John William Owen

Name

John William Owen

Conflict

First World War

Date of Death / Age

03/06/1916

Rank, Service Number & Service Details

Sapper
510268
Canadian Engineers
1st Tunnelling Company

Awards: Service Medals/Honour Awards

Not Yet Researched

Cemetery/Memorial: Name/Reference/Country

BOULOGNE EASTERN CEMETERY
VIII. A. 118.
France

UK & Other Memorials

Abbots Langley Village Memorial

Biography

John Owen was one of several local men that emigrated to Canada in the years before the Great War. It is not certain when he went to Canada. In the 1911 Census he was recorded working as a Paper-worker, presumably at one of John Dickinson’s Mills. John was one of three brothers and five sisters of Thomas Owen and his two wives Mercy (died 1893) and Sophia. The family had lived in Breakspeare Road until Thomas died in 1898, whereupon Sophia moved to “The Wooden House” at Abbots Bottom, near to Asylum Road (now College Road).

When the Great War broke out John was living at Holland Landing in south-east Ontario, about thirty miles north of Toronto. He joined up on 27th October 1915 at the Toronto Recruiting Depot, and gave his date of birth as 27 October 1886 contradicting the information listed in the 1901 Census which indicated that his year of birth was 1888-9. He was 5’ 2” tall and had a scar on each side of his forehead and on his left cheek.

He joined the 1st Canadian Tunnelling Company and returned to Europe, and moved to France and then on to the Ypres sector in Belgium for a period of instruction. In March 1916 the Tunnelling Company relieved the 182nd Company near Armentieres, and in May moved to “The Bluff” near “Hill 60” where they were engaged in tunnelling and laying mines under the German Front Lines. The War on the Western Front had settled into stalemate. Both sides tried to gain advantage through tunnelling and burying huge explosive mines under each other’s trenches. Tunnelling reached its peak in June 1916 when between 30-40,000 men took part in this activity. It’s not known what role John played in the mining and tunnelling operations, or whether he worked above or below the surface as a Tunneller or an Engineer bringing up supplies, removing soil from the digging, or planning and surveying the tunnelling work. He died of an illness on 3rd June 1916, and was buried along with two other men from Abbots Langley – George Martindale and Albert Sage, at Boulogne Eastern Cemetery. A large number of Base Hospitals were located in the area around Boulogne. Wounded and sick men, evacuated from the Front Lines would arrive at Base Hospitals for care and assessment, and the badly wounded cases would be shipped back to “Blighty”. It is most likely that John was taken ill whilst near the Front, and made it back to Boulogne, where he eventually died.

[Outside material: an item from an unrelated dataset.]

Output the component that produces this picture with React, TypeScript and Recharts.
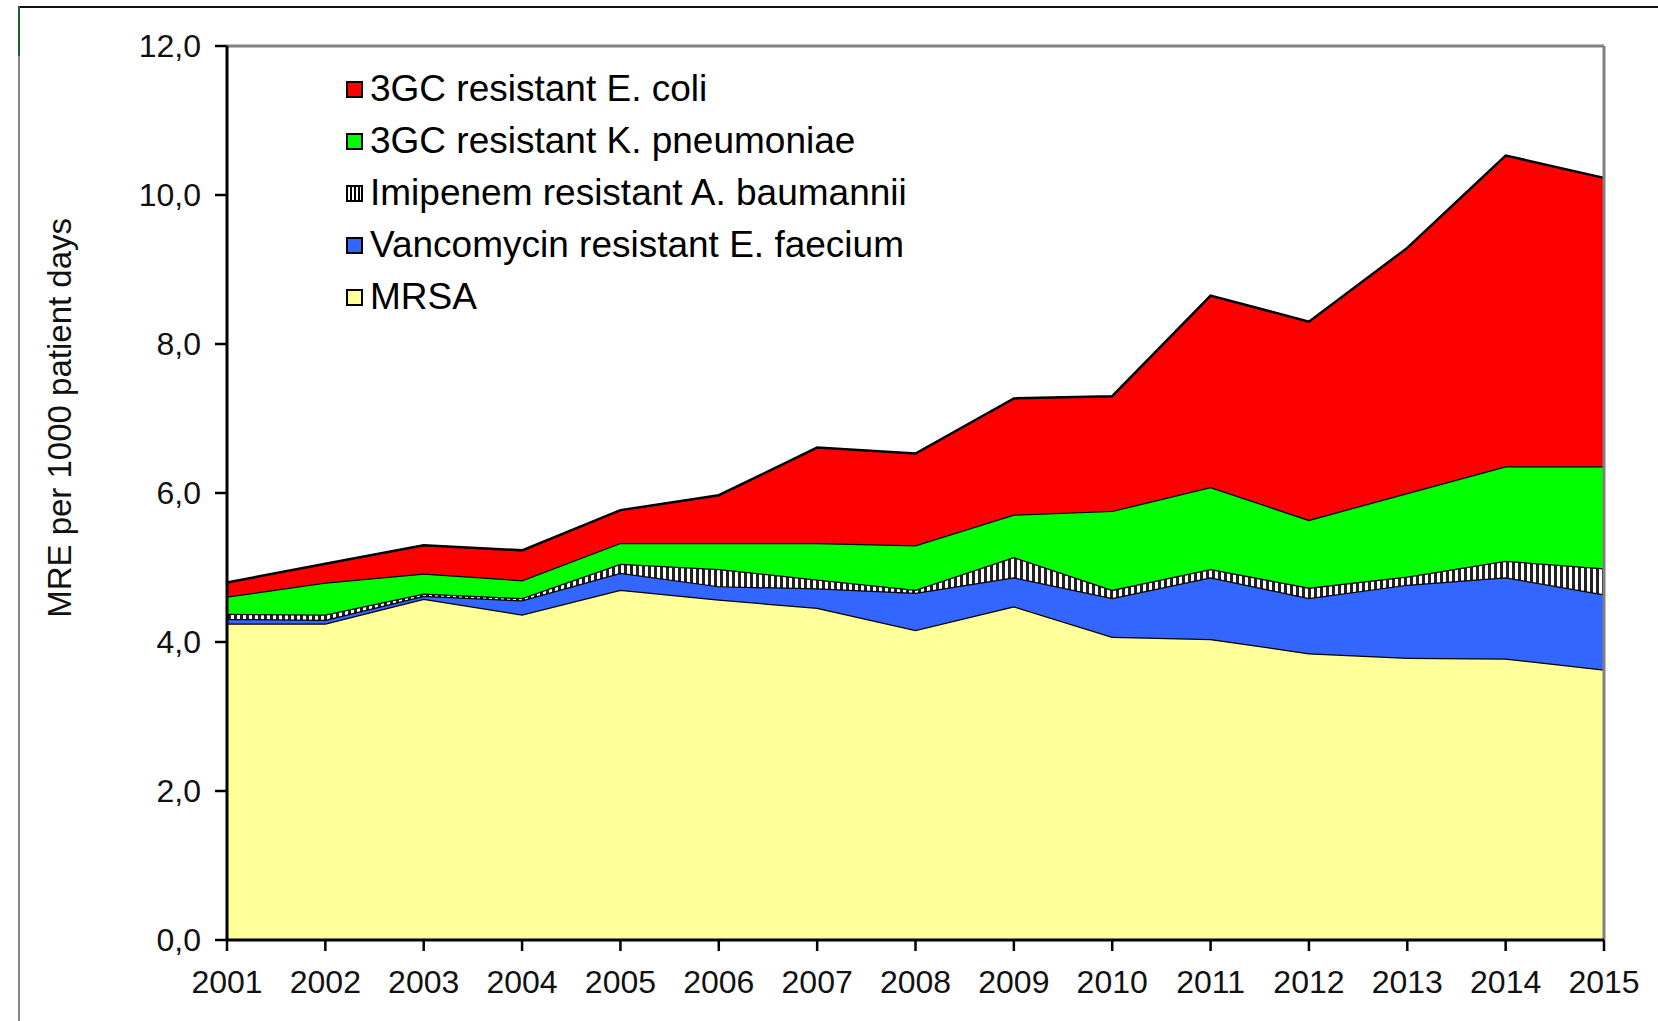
import { Area, AreaChart, Label, Legend, ReferenceLine, XAxis, YAxis } from 'recharts';

const years = ['2001', '2002', '2003', '2004', '2005', '2006', '2007', '2008', '2009', '2010', '2011', '2012', '2013', '2014', '2015'];

// per-pathogen rates, stacked bottom to top
const mrsa = [4.25, 4.25, 4.58, 4.37, 4.70, 4.57, 4.46, 4.16, 4.48, 4.07, 4.04, 3.85, 3.79, 3.78, 3.63];
const vre = [0.06, 0.05, 0.04, 0.19, 0.23, 0.18, 0.26, 0.50, 0.39, 0.52, 0.83, 0.74, 0.98, 1.09, 1.01];
const abau = [0.07, 0.07, 0.03, 0.03, 0.12, 0.23, 0.12, 0.04, 0.27, 0.11, 0.11, 0.14, 0.11, 0.22, 0.35];
const kpn = [0.23, 0.43, 0.27, 0.24, 0.28, 0.35, 0.49, 0.60, 0.57, 1.06, 1.10, 0.91, 1.12, 1.27, 1.37];
const ecoli = [0.19, 0.25, 0.38, 0.40, 0.44, 0.64, 1.28, 1.23, 1.56, 1.54, 2.57, 2.66, 3.29, 4.17, 3.87];

const yTicks = [0, 2, 4, 6, 8, 10, 12];

const FONT = '"Liberation Sans", Arial, Helvetica, sans-serif';

const series = [
  { key: 'mrsa', name: 'MRSA', fill: '#FFFF99', swatch: '#FFFF99' },
  { key: 'vre', name: 'Vancomycin resistant E. faecium', fill: '#3366FF', swatch: '#3366FF' },
  { key: 'abau', name: 'Imipenem resistant A. baumannii', fill: 'url(#hatch)', swatch: 'repeating-linear-gradient(90deg, #fff 0 2px, #000 2px 4px)' },
  { key: 'kpn', name: '3GC resistant K. pneumoniae', fill: '#00FF00', swatch: '#00FF00' },
  { key: 'ecoli', name: '3GC resistant E. coli', fill: '#FF0000', swatch: '#FF0000' },
];

const data = years.map((year, i) => ({
  year,
  mrsa: mrsa[i],
  vre: vre[i],
  abau: abau[i],
  kpn: kpn[i],
  ecoli: ecoli[i],
}));

const fmt = (v: number) => v.toFixed(1).replace('.', ',');

function renderLegend() {
  return (
    <div style={{ fontFamily: FONT, fontSize: 37, color: '#000' }}>
      {[...series].reverse().map((s) => (
        <div key={s.key} style={{ display: 'flex', alignItems: 'center', height: 52, lineHeight: '52px', whiteSpace: 'nowrap' }}>
          <span
            style={{
              display: 'inline-block',
              width: 13,
              height: 13,
              border: '2.5px solid #000',
              background: s.swatch,
              marginRight: 7,
            }}
          />
          <span>{s.name}</span>
        </div>
      ))}
    </div>
  );
}

function renderYLabel(props: any) {
  const vb = props.viewBox || { x: 0, y: 0, width: 0, height: 0 };
  const x = vb.x + vb.width - 167;
  const y = vb.y + vb.height * 0.416;
  return (
    <text
      x={x}
      y={y}
      transform={`rotate(-90, ${x}, ${y})`}
      textAnchor="middle"
      dominantBaseline="central"
      fontSize={33}
      fontFamily={FONT}
      fill="#111"
    >
      MRE per 1000 patient days
    </text>
  );
}

export default function App() {
  return (
    <div style={{ position: 'absolute', left: 0, top: 0, width: 1658, height: 1021, background: '#fff', overflow: 'hidden' }}>
      <div
        style={{
          position: 'absolute',
          left: 18,
          top: 6,
          width: 1650,
          height: 1020,
          borderTop: '2px solid #111',
          borderLeft: '2px solid #888',
        }}
      />
      <div style={{ position: 'absolute', left: 18, top: 6, width: 2, height: 50, background: '#1f5f2f' }} />
      <div style={{ position: 'absolute', left: 0, top: 0 }}>
        <AreaChart
          width={1658}
          height={1021}
          data={data}
          margin={{ top: 46, right: 54, bottom: 21, left: 147 }}
        >
          <defs>
            <pattern id="hatch" width="6" height="6" patternUnits="userSpaceOnUse">
              <rect width="6" height="6" fill="#fff" />
              <rect width="3" height="6" fill="#222" />
            </pattern>
          </defs>
          {series.map((s) => (
            <Area
              key={s.key}
              type="linear"
              dataKey={s.key}
              name={s.name}
              stackId="1"
              stroke="#000"
              strokeWidth={2.5}
              fill={s.fill}
              fillOpacity={1}
              dot={false}
              activeDot={false}
              isAnimationActive={false}
            />
          ))}
          <ReferenceLine y={12} stroke="#808080" strokeWidth={3} />
          <ReferenceLine x="2015" stroke="#808080" strokeWidth={3} />
          <XAxis
            dataKey="year"
            interval={0}
            height={60}
            tickSize={11}
            tickMargin={19}
            axisLine={{ stroke: '#000', strokeWidth: 3 }}
            tickLine={{ stroke: '#000', strokeWidth: 2.5 }}
            tick={{ fill: '#111', fontSize: 32, fontFamily: FONT }}
          />
          <YAxis
            domain={[0, 12]}
            ticks={yTicks}
            interval={0}
            width={80}
            tickFormatter={fmt}
            tickSize={12}
            tickMargin={14}
            axisLine={{ stroke: '#000', strokeWidth: 3 }}
            tickLine={{ stroke: '#000', strokeWidth: 2.5 }}
            tick={{ fill: '#111', fontSize: 32, fontFamily: FONT }}
          >
            <Label content={renderYLabel} />
          </YAxis>
          <Legend
            layout="vertical"
            align="center"
            verticalAlign="middle"
            content={renderLegend}
            wrapperStyle={{ left: 346, top: 63, width: 'auto' }}
          />
        </AreaChart>
      </div>
    </div>
  );
}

In the period around his death, the 1st Canadian Tunnelling Company was based at La Clytte, just to the south-west of Ypres. The Company was excavating a mine at “The Bluff” near “Hill 60”, to the south of Ypres. His half-brother – Walter Owen – was serving in the trenches to the east of Ypres at this time.

John’s younger brother, Walter was killed in action on the Somme on 15th September 1916, however his elder brother Bertie, who was first recorded in the Abbots Langley Parish Magazine Roll of Honour in January 1918, survived the War. News of John’s death made it back to Abbots Langley and was recorded in the Parish Magazine in July 1916 where Vicar Parnell wrote:

“We have to lament the addition of another name to our growing list of those who have given their lives for their Country. John Owen went out to Canada some years ago, but at the outbreak of war joined the great army of those who heard and responded to the call of the Mother Land. He was never physically strong, but his keeness and pluck were so strong that his bodily infirmities were not allowed to be a bar. He was taken ill at the Front, and died in Hospital in France on June 3rd”

John Owen was commemorated on the Abbots Langley War Memorial and was buried at the Boulogne Eastern Cemetery on the French coast.